В спектакле, например, показано, как рождаются сюжеты его бессмертных произведений. Как рождается сюжет "Пиковой дамы» или, допустим, как Пушкин разыгрывает Хлестакова перед шулерами. Разыгрывает то, что потом будет у Гоголя в "Ревизоре". Знаете, я частый гость в музее Пушкина на Мойке, так вот хранительница Галина Михайловна Седова, когда я ей рассказывал о спектакле, сказала, что сделано главное: пойманы настроение и душа Пушкина. Все остальное менее важно, потому что жанр этого спектакля, этой пьесы – не историко-биографическая, а романтическая драма. А здесь важна душа, настроение, фантазия. Ведь Пушкин был потрясающе обаятельным человеком. И при некрасивой внешности был потрясающе красивым. Не влюбиться в него было просто невозможно. А в какие-то моменты ярости, может быть, цинизма, или, точнее, сарказма, проскальзывающего, к примеру, в эпиграммах, он был страшен. Но все равно красив. Знаете, моя жена, столько раз смотревшая спектакль, говорит: "Ты, поразительно можешь быть в образе Пушкина как красивым, так и как, например, в сцене злословия на балу, ужасным и даже страшным внешне".
– А Вам не кажется, что после такой роли Вашу жизнь можно разделить на до и после этой работы? Ведь роль Пушкина будет отбрасывать отблеск на все.
– Знаете, я для спектакля изменился внешне. Сбросил вес, чтобы быть легким – это было необходимо для спектакля. Пушкин научил меня больше любить жизнь во всех ее проявлениях. Любить, в том числе и своих врагов.
– А Вы смогли бы сегодня, после Пушкина, снова сыграть Есенина?
– Конечно! Моя любовь к Есенину безгранична. Ведь Есенин мечтал походить на Пушкина. "О, Александр, ты был повеса…" Я ведь играю и Моцарта, и во всех этих людях, которые разделяют столько лет, есть много общего. По темпераменту, по обаянию. У них присутствует какая-то жилка Моцарта. Конечно, Пушкин – это наше все, но когда что-то обобщаешь, то невозможно это потрогать, ощутить. А к Пушкину надо прикоснуться. Ведь для нашего народа всегда было необходимо сознание живого кумира. Оживляя Пушкина, мы еще раз помогаем нравственному стержню нашего общества. Ведь Пушкин – это стержень нашей культуры. Это символ чести и благородства. А это сегодня более чем необходимо нашему обществу. Вот каким должен быть герой нашего времени, вот каким должен быть кумир.

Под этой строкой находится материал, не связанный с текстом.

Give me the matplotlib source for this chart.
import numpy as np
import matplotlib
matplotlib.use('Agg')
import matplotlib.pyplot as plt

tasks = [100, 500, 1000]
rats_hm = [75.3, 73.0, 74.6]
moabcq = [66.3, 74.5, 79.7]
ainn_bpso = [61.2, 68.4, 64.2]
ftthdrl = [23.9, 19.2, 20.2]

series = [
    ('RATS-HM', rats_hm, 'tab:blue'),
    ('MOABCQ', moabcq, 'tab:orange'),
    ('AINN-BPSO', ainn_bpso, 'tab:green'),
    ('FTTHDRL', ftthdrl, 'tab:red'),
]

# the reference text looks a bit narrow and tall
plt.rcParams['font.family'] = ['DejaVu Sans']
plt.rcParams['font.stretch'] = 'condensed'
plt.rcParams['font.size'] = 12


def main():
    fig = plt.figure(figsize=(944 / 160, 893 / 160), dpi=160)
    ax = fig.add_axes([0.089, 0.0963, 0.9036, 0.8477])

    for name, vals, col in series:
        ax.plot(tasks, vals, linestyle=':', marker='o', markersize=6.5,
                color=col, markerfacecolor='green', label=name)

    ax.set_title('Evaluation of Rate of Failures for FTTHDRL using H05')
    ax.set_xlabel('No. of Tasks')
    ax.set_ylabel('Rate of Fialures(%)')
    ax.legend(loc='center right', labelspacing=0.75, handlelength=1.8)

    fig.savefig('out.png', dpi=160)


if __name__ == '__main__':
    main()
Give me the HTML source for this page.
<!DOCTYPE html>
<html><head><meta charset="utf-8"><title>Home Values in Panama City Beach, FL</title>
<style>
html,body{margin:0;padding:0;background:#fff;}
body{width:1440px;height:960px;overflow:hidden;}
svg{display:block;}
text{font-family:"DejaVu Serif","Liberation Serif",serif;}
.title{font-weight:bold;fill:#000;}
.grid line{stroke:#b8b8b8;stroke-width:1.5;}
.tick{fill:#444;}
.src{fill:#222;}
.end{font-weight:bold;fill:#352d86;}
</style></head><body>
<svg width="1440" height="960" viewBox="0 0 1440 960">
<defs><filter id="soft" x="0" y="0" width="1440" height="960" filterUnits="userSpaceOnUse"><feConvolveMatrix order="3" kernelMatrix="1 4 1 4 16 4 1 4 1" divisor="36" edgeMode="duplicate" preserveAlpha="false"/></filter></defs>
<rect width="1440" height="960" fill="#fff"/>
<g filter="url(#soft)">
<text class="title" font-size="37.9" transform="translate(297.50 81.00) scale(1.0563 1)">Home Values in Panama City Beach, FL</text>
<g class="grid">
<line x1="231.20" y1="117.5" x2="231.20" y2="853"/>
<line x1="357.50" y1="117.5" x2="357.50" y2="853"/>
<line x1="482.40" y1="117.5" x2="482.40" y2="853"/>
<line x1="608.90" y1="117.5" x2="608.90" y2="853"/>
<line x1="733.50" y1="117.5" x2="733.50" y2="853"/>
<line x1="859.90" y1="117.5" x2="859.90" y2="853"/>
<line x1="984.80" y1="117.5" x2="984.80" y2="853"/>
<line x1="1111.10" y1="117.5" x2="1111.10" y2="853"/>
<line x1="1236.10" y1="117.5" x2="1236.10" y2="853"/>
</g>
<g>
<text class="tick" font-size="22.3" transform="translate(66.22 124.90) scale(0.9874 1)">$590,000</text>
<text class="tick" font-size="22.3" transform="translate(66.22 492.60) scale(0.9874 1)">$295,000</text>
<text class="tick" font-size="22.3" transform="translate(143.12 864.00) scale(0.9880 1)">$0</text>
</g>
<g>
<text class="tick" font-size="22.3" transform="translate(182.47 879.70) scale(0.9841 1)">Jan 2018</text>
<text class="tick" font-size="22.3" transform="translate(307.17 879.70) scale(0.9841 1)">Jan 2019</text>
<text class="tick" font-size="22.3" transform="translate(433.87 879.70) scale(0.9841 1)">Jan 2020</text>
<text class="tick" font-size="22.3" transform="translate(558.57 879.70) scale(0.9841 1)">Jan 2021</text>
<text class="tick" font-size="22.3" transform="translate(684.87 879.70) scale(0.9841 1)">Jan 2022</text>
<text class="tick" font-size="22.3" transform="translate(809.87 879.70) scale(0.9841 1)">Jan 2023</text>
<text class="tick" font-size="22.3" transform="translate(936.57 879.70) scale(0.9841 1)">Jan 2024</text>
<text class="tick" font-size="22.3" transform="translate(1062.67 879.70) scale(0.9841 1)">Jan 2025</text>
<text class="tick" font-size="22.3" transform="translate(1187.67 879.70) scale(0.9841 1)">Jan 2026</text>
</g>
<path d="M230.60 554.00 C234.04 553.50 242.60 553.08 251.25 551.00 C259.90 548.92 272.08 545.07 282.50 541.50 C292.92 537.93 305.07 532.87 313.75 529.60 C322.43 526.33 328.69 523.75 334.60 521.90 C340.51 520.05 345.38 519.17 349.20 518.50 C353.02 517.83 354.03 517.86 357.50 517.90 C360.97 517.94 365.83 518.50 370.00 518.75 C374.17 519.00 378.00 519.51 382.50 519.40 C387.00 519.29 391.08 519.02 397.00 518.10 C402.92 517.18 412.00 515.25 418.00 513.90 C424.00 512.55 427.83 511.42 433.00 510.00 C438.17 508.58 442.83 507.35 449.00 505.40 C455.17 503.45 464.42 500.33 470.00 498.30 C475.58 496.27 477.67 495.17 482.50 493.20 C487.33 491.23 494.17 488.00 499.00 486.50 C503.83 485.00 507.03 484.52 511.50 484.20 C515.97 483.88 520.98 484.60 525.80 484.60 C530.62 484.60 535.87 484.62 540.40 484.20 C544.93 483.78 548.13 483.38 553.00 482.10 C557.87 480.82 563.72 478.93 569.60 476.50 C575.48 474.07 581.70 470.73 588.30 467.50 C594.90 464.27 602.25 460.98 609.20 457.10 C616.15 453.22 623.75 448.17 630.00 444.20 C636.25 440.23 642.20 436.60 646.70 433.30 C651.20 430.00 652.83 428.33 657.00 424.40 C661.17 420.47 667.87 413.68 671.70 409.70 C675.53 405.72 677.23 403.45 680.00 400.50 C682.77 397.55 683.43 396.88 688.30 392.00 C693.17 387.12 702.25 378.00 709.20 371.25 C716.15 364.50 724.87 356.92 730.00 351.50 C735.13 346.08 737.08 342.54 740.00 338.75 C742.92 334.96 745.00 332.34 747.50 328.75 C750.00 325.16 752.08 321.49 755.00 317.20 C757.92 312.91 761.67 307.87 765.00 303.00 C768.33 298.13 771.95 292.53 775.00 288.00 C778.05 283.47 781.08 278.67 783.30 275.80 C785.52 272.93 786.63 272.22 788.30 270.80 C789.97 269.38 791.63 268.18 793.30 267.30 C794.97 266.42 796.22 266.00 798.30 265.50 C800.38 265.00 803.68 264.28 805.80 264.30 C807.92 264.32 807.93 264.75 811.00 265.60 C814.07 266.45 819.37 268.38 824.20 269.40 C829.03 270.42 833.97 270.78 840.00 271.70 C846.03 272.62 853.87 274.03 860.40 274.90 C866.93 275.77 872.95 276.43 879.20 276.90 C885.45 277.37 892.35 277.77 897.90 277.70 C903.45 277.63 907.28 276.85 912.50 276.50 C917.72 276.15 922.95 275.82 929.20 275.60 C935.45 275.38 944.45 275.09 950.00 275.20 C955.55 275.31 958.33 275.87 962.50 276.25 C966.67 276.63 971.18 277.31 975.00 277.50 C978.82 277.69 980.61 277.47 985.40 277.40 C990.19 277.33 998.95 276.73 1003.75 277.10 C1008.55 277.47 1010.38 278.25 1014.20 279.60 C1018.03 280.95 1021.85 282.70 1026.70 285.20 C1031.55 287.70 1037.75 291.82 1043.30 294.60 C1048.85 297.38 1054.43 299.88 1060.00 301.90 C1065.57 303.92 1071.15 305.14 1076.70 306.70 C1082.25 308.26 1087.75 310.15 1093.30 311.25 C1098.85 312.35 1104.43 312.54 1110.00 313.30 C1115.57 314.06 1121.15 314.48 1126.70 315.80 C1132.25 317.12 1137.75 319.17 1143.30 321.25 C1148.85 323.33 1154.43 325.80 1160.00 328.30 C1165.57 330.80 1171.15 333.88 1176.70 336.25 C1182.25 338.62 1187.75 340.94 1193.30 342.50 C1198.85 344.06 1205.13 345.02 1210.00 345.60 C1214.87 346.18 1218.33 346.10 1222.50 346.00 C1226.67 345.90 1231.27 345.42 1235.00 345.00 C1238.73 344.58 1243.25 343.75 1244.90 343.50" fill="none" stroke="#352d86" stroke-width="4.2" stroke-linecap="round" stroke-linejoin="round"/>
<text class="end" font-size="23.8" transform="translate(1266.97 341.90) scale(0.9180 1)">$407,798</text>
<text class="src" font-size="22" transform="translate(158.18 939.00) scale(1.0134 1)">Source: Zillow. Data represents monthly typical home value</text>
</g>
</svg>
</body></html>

– Заканчивая нашу беседу, хотел бы спросить еще об одном. У Вас такие роли – Есенин, Пушкин, Моцарт. Нет ли планов сыграть еще кого-нибудь из подобного ряда?

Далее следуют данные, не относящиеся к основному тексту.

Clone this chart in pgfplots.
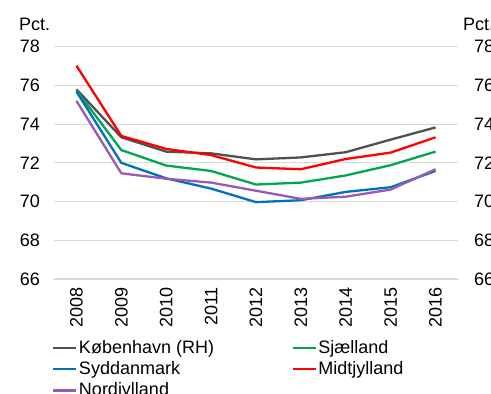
\documentclass[border=0pt]{standalone}
\usepackage{fontspec}
\setmainfont{Liberation Sans}
\usepackage{pgfplots}
\pgfplotsset{compat=1.18}
\definecolor{cKbh}{HTML}{505050}
\definecolor{cSja}{HTML}{00A650}
\definecolor{cSyd}{HTML}{0070C0}
\definecolor{cMid}{HTML}{FF0000}
\definecolor{cNor}{HTML}{9B59B6}
\definecolor{gridc}{HTML}{D9D9D9}
\begin{document}
\fontsize{18bp}{21bp}\selectfont
\begin{tikzpicture}[font=\fontsize{18bp}{21bp}\selectfont]
\begin{axis}[
  at={(0,0)}, anchor=south west,
  scale only axis, width=404bp, height=232.3bp,
  xmin=-0.5, xmax=8.5, ymin=66, ymax=78,
  xtick={0,1,2,3,4,5,6,7,8},
  xticklabels={2008,2009,2010,2011,2012,2013,2014,2015,2016},
  ytick={66,68,70,72,74,76,78},
  ymajorgrids,
  major grid style={draw=gridc, line width=1.2bp},
  axis line style={draw=none},
  tick style={draw=none},
  xticklabel style={rotate=90, anchor=east, inner ysep=0pt, inner xsep=8bp},
  yticklabel style={anchor=east, inner sep=0pt, xshift=-14bp},
  /pgf/number format/assume math mode=true,
  legend columns=2,
  legend cell align=left,
  legend style={draw=none, fill=none, at={(0,0)}, anchor=north west,
    xshift=-2bp, yshift=-59.5bp, inner sep=0pt, row sep=2.5bp,
    nodes={inner sep=1.5bp},
    /tikz/every even column/.append style={column sep=76bp}},
  legend image code/.code={\draw[#1] (0bp,0bp) -- (23bp,0bp);},
  every axis plot/.append style={line width=2.3bp},
]
\addplot[cKbh] coordinates {(0,75.80) (1,73.32) (2,72.58) (3,72.49) (4,72.18) (5,72.28) (6,72.55) (7,73.20) (8,73.83)};
\addlegendentry{København (RH)}
\addplot[cSja] coordinates {(0,75.75) (1,72.66) (2,71.86) (3,71.58) (4,70.88) (5,70.98) (6,71.35) (7,71.88) (8,72.58)};
\addlegendentry{Sjælland}
\addplot[cSyd] coordinates {(0,75.68) (1,72.00) (2,71.20) (3,70.67) (4,69.97) (5,70.07) (6,70.50) (7,70.74) (8,71.58)};
\addlegendentry{Syddanmark}
\addplot[cMid] coordinates {(0,77.02) (1,73.39) (2,72.72) (3,72.40) (4,71.76) (5,71.67) (6,72.20) (7,72.53) (8,73.32)};
\addlegendentry{Midtjylland}
\addplot[cNor] coordinates {(0,75.20) (1,71.46) (2,71.18) (3,70.98) (4,70.56) (5,70.14) (6,70.25) (7,70.62) (8,71.67)};
\addlegendentry{Nordjylland}
\end{axis}
\begin{axis}[
  at={(0,0)}, anchor=south west,
  scale only axis, width=404bp, height=232.3bp,
  xmin=-0.5, xmax=8.5, ymin=66, ymax=78,
  axis x line=none, axis y line*=right,
  ytick={66,68,70,72,74,76,78},
  yticklabel pos=right,
  axis line style={draw=none},
  tick style={draw=none},
  yticklabel style={anchor=west, inner sep=0pt, xshift=16bp},
  /pgf/number format/assume math mode=true,
]
\addplot[draw=none] coordinates {(0,70)};
\end{axis}
\node[anchor=base west, inner sep=0pt] at (-35bp,248bp) {Pct.};
\node[anchor=base west, inner sep=0pt] at (409bp,248bp) {Pct.};
\pgfresetboundingbox
\path[use as bounding box] (-54bp,-115bp) rectangle (437bp,279bp);
\end{tikzpicture}
\end{document}
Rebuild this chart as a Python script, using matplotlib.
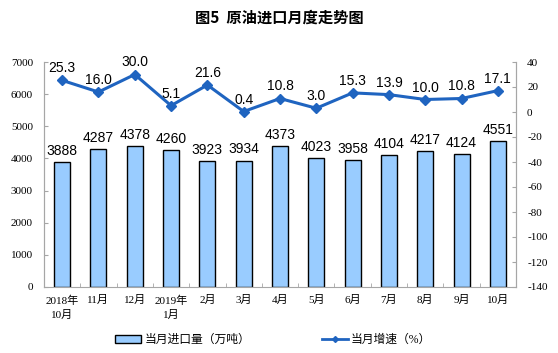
import matplotlib
matplotlib.use("Agg")
import matplotlib.pyplot as plt
import numpy as np

plt.rcParams['font.family'] = ['Liberation Sans', 'Noto Sans CJK SC']

# data
months = ['2018年\n10月', '11月', '12月', '2019年\n1月', '2月', '3月', '4月',
          '5月', '6月', '7月', '8月', '9月', '10月']
imports = [3888, 4287, 4378, 4260, 3923, 3934, 4373, 4023, 3958, 4104, 4217, 4124, 4551]
growth = [25.3, 16.0, 30.0, 5.1, 21.6, 0.4, 10.8, 3.0, 15.3, 13.9, 10.0, 10.8, 17.1]
left_ticks = [0, 1000, 2000, 3000, 4000, 5000, 6000, 7000]
right_ticks = [40, 20, 0, -20, -40, -60, -80, -100, -120, -140]

bar_color = '#99CCFF'
line_color = '#1F64C0'
axis_gray = '#A6A6A6'
serif = ['Liberation Serif', 'Noto Sans CJK SC']

fig = plt.figure(figsize=(5.58, 3.53), dpi=100)
ax = fig.add_axes([44 / 558, 66 / 353, 472 / 558, 225 / 353])
ax2 = ax.twinx()

x = np.arange(len(months))
ax.bar(x, imports, width=0.44, color=bar_color, edgecolor='black', linewidth=1.0, zorder=2)
for xi, v in zip(x, imports):
    ax.text(xi, v + 130, str(v), ha='center', va='bottom', fontsize=10, color='black')

ax.set_xlim(-0.5, len(months) - 0.5)
ax.set_ylim(0, 7000)
ax.set_yticks(left_ticks)
ax.set_yticklabels([str(t) for t in left_ticks], family=serif, fontsize=8)
ax.set_xticks(x)
ax.set_xticklabels(months, family=serif, fontsize=8, linespacing=1.5)
ax.tick_params(axis='x', length=0, pad=6)
ax.set_xticks(np.arange(len(months) + 1) - 0.5, minor=True)
ax.tick_params(axis='x', which='minor', direction='in', length=3, color=axis_gray)
ax.tick_params(axis='y', direction='in', length=3, color=axis_gray, pad=8)

ax2.plot(x, growth, color=line_color, linewidth=2.2, marker='D', markersize=5, zorder=3)
for xi, v in zip(x, growth):
    ax2.text(xi, v + 4, f'{v:.1f}', ha='center', va='bottom', fontsize=10, color='black')
ax2.set_ylim(-140, 40)
ax2.set_yticks(right_ticks)
ax2.set_yticklabels([str(t) for t in right_ticks], family=serif, fontsize=8)
ax2.tick_params(axis='y', direction='in', length=3, color=axis_gray, pad=8)

for a in (ax, ax2):
    a.spines['top'].set_visible(False)
    for s in ('left', 'right', 'bottom'):
        a.spines[s].set_color(axis_gray)
ax2.spines['bottom'].set_visible(False)

fig.text(0.5, 1 - 18 / 353, '图5  原油进口月度走势图', ha='center', va='center',
         fontsize=11, fontweight='bold', family=['Noto Sans CJK SC'])

# legend
from matplotlib.patches import Patch
from matplotlib.lines import Line2D
handles = [Patch(facecolor=bar_color, edgecolor='black', linewidth=1.0, label='当月进口量（万吨）'),
           Line2D([0], [0], color=line_color, linewidth=2, marker='D', markersize=3,
                  label='当月增速（%）')]
fig.legend(handles=handles, loc='center', bbox_to_anchor=(0.49, 1 - 340 / 353), ncol=2,
           frameon=False, prop={'family': serif, 'size': 8.5}, columnspacing=6,
           handlelength=2.2, handleheight=0.7, handletextpad=0.3)

fig.savefig('out.png', dpi=100)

– Нет, я вовсе не хотел бы стать под знамена тех актеров, которые стремятся и любят играть только знаменитых людей. Я актер, и мне интересна любая роль. Та, которая что-то дает душе, а значит, и зрителям. Это то искреннее русское, православное, что мне нравится делать, что я люблю. И я не собираюсь тиражировать исключительно образы великих людей. Может быть, я еще кого-то сыграю из известных. К примеру, если мне предложат роль Наполеона, мне это было бы сложно, но интересно. Все-таки он был француз, хотя наши культуры и очень близки. Безусловно, у меня существует коллекция ролей для души, но я не хотел бы превращаться в антиквара, сдувающего пыль со своих реликвий. Я буду каждую роль играть, выкладываясь и сжигая себя. Это опасно, потому что роли требуют самосожжения, но иного пути нет. Я не просто играю гения, это требует огромной затраты душевных сил. Но есть и награда. Когда после спектакля к отцу подходят учительницы и говорят: "Спасибо. Наши ученики взяли в библиотеке Пушкина" – это дорогого стоит. Вот тогда я счастлив. Потому что эта роль не только для меня. Для зрителей. И если после спектакля люди возьмут в руки серьезную книгу, а не желтую прессу и комиксы – это будет моя победа. И, знаете, во имя этого так приятно сжигать себя и отдавать все силы без остатка. Я актер, я обязан это делать. И я очень рад, что у людей после спектакля пробуждаются эмоции, потому что эмоции продлевают жизнь. А ради этого стоит так работать. Для людей. Сейчас у нас слишком мало осталось альтруизма в жизни. Слишком мало сегодня людей, которые не рассуждают: "Я им то, а они мне – это". Иногда надо просто отдавать, просто подарить другим, и ничего не требовать взамен. Свои эмоции на сцене, свою часть души я дарю зрителям. И в этом я понимаю православную идею. И в этом – прелесть, в этом – подлинная красота.